Full text and comments »

  • Vote: I like it
  • +1
  • Vote: I do not like it

By YMSeah, history, 3 years ago, In English

I think it's a nice coincidence that I was briefly sandwiched between Monogon and SecondThread on Kattis, who are among the top 10 contributors here on Codeforces.

Screenshots (their names on Kattis is their real-life names)

The fact that I immediately recognised their names is testament to the amount of content they have contributed on Codeforces (and also YouTube for SecondThread including his video on How to Upvote Monogon).

While CP is largely an individual mind sport, it is great to have a community of passionate people teaching the sport. I've personally found editorials and especially YouTube videos useful in building my skills. So here's to the active contributors to the sport. Thanks for the value you guys are adding!

Full text and comments »

  • Vote: I like it
  • -1
  • Vote: I do not like it

By YMSeah, history, 3 years ago, In English

I attempted problem B from the recent #737 (Div 2) contest and had a runtime error. I prevented that error by adding a useless line of code "j == -1":

RE submission: 125632647, AC submission: 125632637

For some context, my code performs a binary search (using a method similar to binary lifting) to find j in the increasing array b where b[j] == a[i]. Since b is the sorted copy of a, a[i] always exists in b so j != -1.

Is this a problem associated with PyPy3's JIT compiler, or am I missing something?

Full text and comments »

  • Vote: I like it
  • 0
  • Vote: I do not like it

By YMSeah, history, 4 years ago, In English

I have been doing competitive programming for some months now. While attempting problems above 1800 in difficulty, I noticed that some of them required the use of ordered sets/multisets that support lookup, addition and deletion of elements in O(log(n)) time. Their solutions usually involve the use of std::set or std::multiset in C++. However, I code primarily in Python and there are no built-in packages available on Codeforces. Normally outside of Codeforces I just import sortedcontainers.sortedlist which I use like an Order Statistic tree. Here I discuss some strategies which I have used to overcome these issues. I hope that it helps others who are stuck so that they do not give up on their favourite languages. For C++ users, this may not be as useful, but you can still see how alternative data structures may be used to solve problems.
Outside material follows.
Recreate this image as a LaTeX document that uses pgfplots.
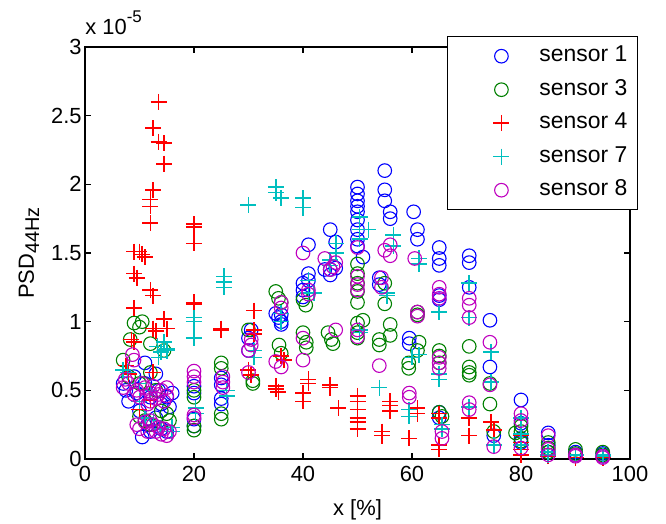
\documentclass[border=0pt]{standalone}
\usepackage{pgfplots}
\pgfplotsset{compat=1.18}
\usepackage{fontspec}
\setmainfont{Liberation Sans}
\definecolor{matlabB}{rgb}{0,0,1}
\definecolor{matlabG}{rgb}{0,0.5,0}
\definecolor{matlabR}{rgb}{1,0,0}
\definecolor{matlabC}{rgb}{0,0.75,0.75}
\definecolor{matlabM}{rgb}{0.75,0,0.75}
\begin{document}
\begin{tikzpicture}
\useasboundingbox (-42.5bp,-32.5bp) rectangle (290.5bp,229.5bp);
\begin{axis}[
  scale only axis, width=272.5bp, height=206bp,
  xmin=0, xmax=100, ymin=0, ymax=3,
  clip=false,
  axis line style={line width=0.9bp},
  xtick={0,20,40,60,80,100},
  ytick={0,0.5,1,1.5,2,2.5,3},
  yticklabels={0,0.5,1,1.5,2,2.5,3},
  tick align=inside, major tick length=3bp,
  tick style={black, line width=0.6bp},
  /pgf/number format/assume math mode=true,
  ticklabel style={font=\fontsize{11}{13}\selectfont},
  yticklabel style={inner xsep=1.5bp},
  xlabel={x [\%]}, xlabel style={font=\fontsize{11}{13}\selectfont, yshift=-2bp},
  ylabel={PSD\raisebox{-0.45ex}{\fontsize{10}{12}\selectfont 44Hz}},
  ylabel style={font=\fontsize{11}{13}\selectfont, yshift=1bp},
  legend style={at={(rel axis cs:1.0147,1.0267)}, anchor=north east,
    draw=black, line width=0.7bp, fill=white,
    font=\fontsize{11.5}{13}\selectfont,
    inner xsep=5bp, inner ysep=4.5bp, row sep=6.25bp, column sep=6bp,
    nodes={inner sep=0pt, text height=8bp, text depth=2.5bp}},
  legend cell align=left,
  legend image code/.code={\path[draw=none,fill=none] (0bp,-1bp) rectangle (35bp,1bp); \draw[#1, only marks] plot coordinates {(22bp,0bp)};},
  every axis plot/.append style={only marks},
]
\addplot[color=matlabB, mark=o, mark size=3.4bp, mark options={line width=0.55bp}] coordinates {
(7,0.55)(7.5,0.5)(8,0.42)(9,0.6)(9.5,0.48)(10,0.35)(10.5,0.16)(11,0.7)(11,0.55)(11.5,0.25)(12,0.45)(12,0.2)(13,0.62)(13,0.3)(13.5,0.5)(14,0.4)(14,0.22)(15,0.45)(15.5,0.38)(15,0.2)(16,0.48)
(20,0.53)(20,0.48)(20,0.29)(20,0.24)
(25,0.59)(25,0.54)(25,0.44)(25,0.4)
(30.5,0.94)(30,0.88)(30,0.79)
(35,1.06)(35.5,1.03)(36,1.05)(36,1.0)(36,0.98)
(40,1.28)(40,1.23)(40,1.18)(41,1.35)(41,1.3)(41,1.56)
(45,1.67)(45,1.38)(45,1.34)(44,1.38)(46,1.58)(46,1.39)
(50,1.98)(50,1.93)(50,1.88)(50,1.84)(50,1.8)(50,1.74)(50,1.67)(50,1.6)(50,1.55)(51,1.47)
(55,2.1)(55,1.96)(55,1.88)(56,1.8)(56,1.75)(54,1.32)(54,1.27)
(60.3,1.8)(61,1.67)(61,1.6)(59.5,0.88)(59.5,0.84)
(65,1.54)(65,1.46)(65,1.41)(65,1.19)(65,1.16)(65,0.34)(65,0.3)
(70.5,1.48)(70.5,1.43)(70.5,1.25)
(74.3,1.01)(74.3,0.67)(75,0.17)
(80,0.43)(80,0.26)(80,0.15)(80,0.12)
(85,0.19)(85,0.1)(85,0.05)
(90,0.05)(90,0.03)
(95,0.04)(95,0.02)
};
\addlegendentry{sensor 1}
\addplot[color=matlabG, mark=o, mark size=3.4bp, mark options={line width=0.55bp}] coordinates {
(7,0.72)(8.3,0.87)(9,0.99)(10.5,1.0)(10,0.96)(12,0.84)(14.5,0.79)(12,0.63)(8,0.6)(10,0.31)(11,0.28)(12,0.25)(14,0.35)(15,0.33)(15.5,0.28)(13,0.5)(10,0.55)
(20,0.5)(20,0.45)(20,0.24)(20,0.21)
(25,0.7)(25,0.66)(25,0.33)(25,0.29)
(30,0.94)(30.8,0.57)(30.8,0.55)
(35,1.22)(35.5,1.17)(36,1.14)(35.6,0.83)(36,0.77)
(40,1.16)(40.5,1.12)(40,0.92)(40.6,0.85)(40.6,0.81)
(44.6,0.92)(45.2,0.87)(45.5,0.84)
(50,1.42)(50,1.35)(50,1.28)(50,1.22)(50,1.14)(50,0.99)(50,0.92)(50,0.88)(51,1.01)
(55,1.28)(55,1.13)(54,0.87)(54,0.83)(56,0.98)(56,0.9)
(59.4,0.7)(59.4,0.66)(61,1.07)(61,1.05)(61.3,0.85)(61,0.79)
(65,0.79)(65,0.75)(65,0.7)(65,0.34)(65.5,0.31)
(70.5,0.82)(70.5,0.67)(70.5,0.63)(70.5,0.61)
(74.3,0.55)(74.3,0.4)(75,0.2)
(79,0.19)(80,0.24)(80,0.2)(80,0.13)
(85,0.12)(85,0.08)(85,0.05)
(90,0.07)(90,0.04)
(95,0.05)(95,0.03)
};
\addlegendentry{sensor 3}
\addplot[color=matlabR, mark=+, mark size=4bp, mark options={line width=0.8bp}] coordinates {
(13.5,2.6)(12.5,2.41)(13.5,2.31)(14.5,2.3)(14.5,2.15)(12.5,1.96)(12,1.89)(12,1.84)(12,1.72)
(20,1.71)(20,1.69)(20,1.57)
(9,1.51)(10,1.51)(10.5,1.49)(11,1.47)(9,1.35)(9.5,1.32)(12,1.23)(12.5,1.19)(9,1.1)
(20,1.14)(20,1.13)(14.5,1.02)(15,0.95)(12.5,0.95)(13,0.93)(8.5,0.87)(9,0.85)
(25,0.95)(25,0.94)(31,1.08)(31,0.94)(31,0.91)(30,0.65)(30.5,0.61)
(7.5,0.68)(8,0.62)(12.5,0.63)(12,0.43)(10,0.36)
(35,0.53)(35,0.51)(35.5,0.49)(36,0.75)(36.5,0.72)
(40,0.48)(40,0.42)(41,0.58)(41,0.55)(45,0.54)(45,0.52)(46.5,0.37)
(50,0.46)(50,0.42)(50,0.36)(50,0.3)(50,0.27)(50,0.22)
(54.5,0.2)(54.5,0.17)(56,0.42)(56,0.39)(56,0.35)
(59.5,0.15)(61,0.37)(61,0.33)
(65,0.33)(65,0.3)(65,0.1)(65,0.07)
(70.5,0.3)(70.5,0.17)(74.5,0.27)(75,0.21)
(80,0.17)(80,0.12)(80,0.07)(80,0.03)
(85,0.05)(85,0.02)(90,0.01)(95,0.01)
};
\addlegendentry{sensor 4}
\addplot[color=matlabC, mark=+, mark size=4bp, mark options={line width=0.8bp}] coordinates {
(7,0.65)(7.8,0.63)(10,0.55)(12,0.5)(13.3,0.82)(14,0.78)(14.5,0.85)(15,0.79)(13.5,0.74)(15,0.8)(12.6,0.28)(14,0.22)(16,0.23)(16,0.2)(11,0.3)(10,0.42)
(20,1.03)(20,1.0)(20,0.88)(20.3,0.37)(20.3,0.33)
(25.5,1.33)(25.5,1.29)(25.5,1.25)(26,0.5)(26,0.46)
(30,1.85)(31,0.79)(31,0.74)
(35,1.98)(35,1.94)(36,1.9)(36,1.06)(36,1.0)
(40,1.9)(40,1.83)(41,1.3)(41,1.21)(42,1.21)
(46,1.57)(46,1.5)(45,1.45)(45,1.41)
(50.4,1.76)(50.4,1.67)(52,1.67)(50.4,1.6)(50.4,0.94)(50.4,0.92)
(56.6,1.63)(56.6,1.55)(55.4,1.21)(55.4,1.19)(54,0.52)
(61.3,1.46)(61.3,1.42)(61.3,0.76)(60,0.74)(59.5,0.36)(59.5,0.31)
(65,1.07)(65,0.62)(65,0.58)(65.5,0.25)(65.5,0.22)
(70.5,1.28)(70.5,1.03)(70.5,0.38)
(74.5,0.78)(74.5,0.56)(75,0.1)
(80,0.3)(80,0.18)(80,0.1)
(85,0.05)(85,0.03)(90,0.03)(95,0.03)(95,0.02)
};
\addlegendentry{sensor 7}
\addplot[color=matlabM, mark=o, mark size=3.4bp, mark options={line width=0.55bp}] coordinates {
(7,0.52)(7.4,0.58)(8,0.55)(8.7,0.76)(9,0.72)(9,0.47)(9.5,0.5)(10,0.45)(10.5,0.55)(11,0.52)(11.5,0.4)(12,0.48)(12,0.42)(12.5,0.53)(13,0.44)(13.5,0.47)(14,0.5)(14.5,0.42)(15,0.52)(15,0.46)
(9.5,0.25)(10,0.22)(11,0.27)(11.5,0.2)(12,0.28)(12.5,0.25)(13,0.2)(13.5,0.23)(14,0.18)(14.5,0.22)(15,0.17)(15.5,0.2)
(20,0.64)(20,0.6)(20,0.56)(20,0.32)(20,0.3)
(25.3,0.6)(25.3,0.56)(25.3,0.52)
(30.5,0.87)(30.5,0.83)(30,0.79)(30,0.63)
(36,1.14)(36,1.1)(35,0.71)(36,0.67)
(40,1.5)(41,1.23)(41,1.2)(40,0.88)(40,0.72)
(44,1.46)(45.5,1.4)(46,1.43)(46,0.94)(45,1.38)
(50,1.54)(50,1.33)(50,1.23)(50,1.27)(50,0.94)(50,0.89)
(55,1.52)(56,1.56)(56,1.48)(54.4,1.32)(54.4,1.25)(54,0.68)
(60.5,1.46)(61,1.07)(61,1.04)(59.5,0.48)(59.5,0.45)
(65,1.25)(65,1.2)(65,1.17)(65,0.74)(65,0.7)(65,0.66)(65.5,0.2)(65.5,0.15)
(70.5,1.17)(70.5,1.12)(70.5,1.03)(70.5,0.41)(70.5,0.36)
(74.3,0.85)(74.3,0.54)(75,0.09)
(80,0.33)(80,0.28)(80,0.08)
(85,0.17)(85,0.07)(85,0.03)
(90,0.03)(90,0.02)
(95,0.01)(95,0.02)
};
\addlegendentry{sensor 8}
\end{axis}
\node[anchor=base west, font=\fontsize{11}{13}\selectfont, inner sep=0pt] at (0bp,212bp) {x 10\raisebox{1.1ex}{\fontsize{8.5}{10}\selectfont -5}};
\end{tikzpicture}
\end{document}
The example I use here is CSES — Concert Tickets (for those with no CSES account, see here). This question requires the deletion of entries, and searching for the next largest available entry in sorted array arr smaller than a certain value x.

Method 1: Segment Trees

A segment tree is a very versatile data structure that work for cumulative searches for binary functions with associative properties. Go read up on it if you don't know what it is.

For Concert Tickets, we need to find the largest non-deleted value closest to x. To do this, initialize a maximum segment tree with its values corresponding to its index value. i.e. the segmentTreeArray=[0,1,2,3,...n-1], and queries between [l,r] will give the largest value within the range [l,r]. Everytime we delete a value, we set the index corresponding to that value to -inf (or -1e9, if you prefer). This way, the index will not "interfere" with future query ranges that includes it. To find a value, first perform a binary search on the original array arr to find where the search should end such that arr[i]<x. To find the next largest available index, query for the largest from 0 to i.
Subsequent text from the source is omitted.